A stable where champions are groomed
Last updated 1/28/2005 at Noon
It’s not exactly ‘home on the range’ and the horses don’t have names like Buttercup and Ginger, but tucked away in the hills where Bonsall meets Oceanside is a place where both horse and rider strive to become champions. At Liz Bolton Stables, horses with names like ‘Ruler of the Roost’ or ‘Ninth Edition’ are groomed for a life of championship. Recently, both horses took home honors. ‘Ruler of the Roost,’ ridden by Suzanne Federico in Del Mar’s Snowball Show, took home the ‘Grand Champion’ honors and was also chosen ‘Three-gaited Country Pleasure Champion.’ ‘Ninth Edition,’ ridden by Carolyn Hohenberger, took home the ‘Show Pleasure Novice Rider Championship’ and ‘Reserve Grand Champion Open Pleasure’ in the same show.
Liz Bolton Stables is a place where clients learn the finer points of riding a stately horse called the American Saddlebred. Formerly situated in Rancho Santa Fe, Liz’s training center recently relocated to North County. The facility offers twenty acres, which includes an outdoor arena, indoor riding area and thirty-eight stalls. Developed in 1985 by Robert and Jackie Tanner, the couple hired contractors from Kentucky in an effort to emulate the typical Southern-style stalls.

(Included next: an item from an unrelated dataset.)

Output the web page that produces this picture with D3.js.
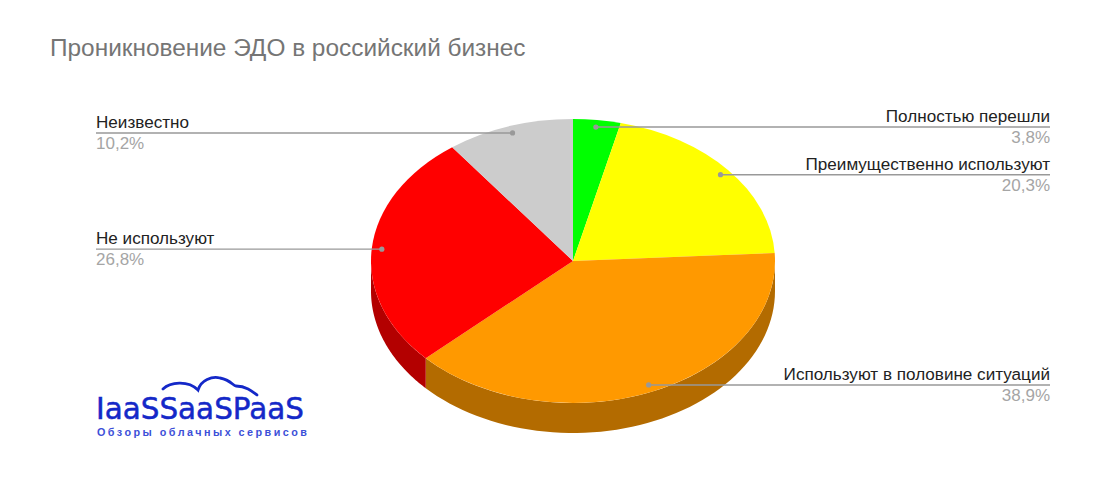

The stalls are fashioned from oak, which gives them an ‘Old Kentucky’ flavor.
The center not only trains horses but also prepares students for competition. Some students begin as early as four years old. “I like teaching the children and making their dreams come true,” said Lindsay Allen, one of Liz Bolton’s trainers who lends her expertise to the stables.
Lindsay has been around horses all her life and was raised in the Cheshire farmlands of northern England. After her arrival in the United States in 1986 she worked as a trainer and riding instructor for such establishments as Holidays on Horseback and Rancho Del Mar before accepting a position at Liz Bolton Stables. She has taken horses to the World Champion Horse Show in Louisville, Kentucky.
Born to be champions, the American Saddlebred horse became popular in the early to mid-19th century, especially among Southern plantation owners. During the Civil War, both General Ulysses S. Grant and General Robert E. Lee rode American Saddlebreds.
This high-stepping, high-motion horse is overflowing with grace and energy. “They call them the peacocks of the show ring,” said Lindsay. The horses compete ‘on the rail’ in order to demonstrate the various gaits. The American Saddlebred is trained to perform five gaits, which include the walk, trot, canter, slow gait, and rack. “The brilliance of the movement is exciting,” Lindsay commented.
Readying the horse for show is an exercise in perfection and the groomers pay particular attention to the mane and tail. The mane and tail of an American Saddlebred are usually naturally flowing; however, in some competitions the mane is roached (shaved) in order to fully appreciate the lines of the neck. The tails are grown as long as possible and flow to the ground in competition but are usually wrapped when the horse is not in the show ring. “It takes a long time to get a horse ready to show,” explained Lindsay. “The ‘turnout’ of the horse is important and we are not really happy until we’ve tried everything.”
Lindsay Allen is obviously zealous in regards to the American Saddlebreds. “We want to encourage the public to experience the breed,” she said. “Once you’ve ridden a Saddlebred you won’t want to ride anything else!”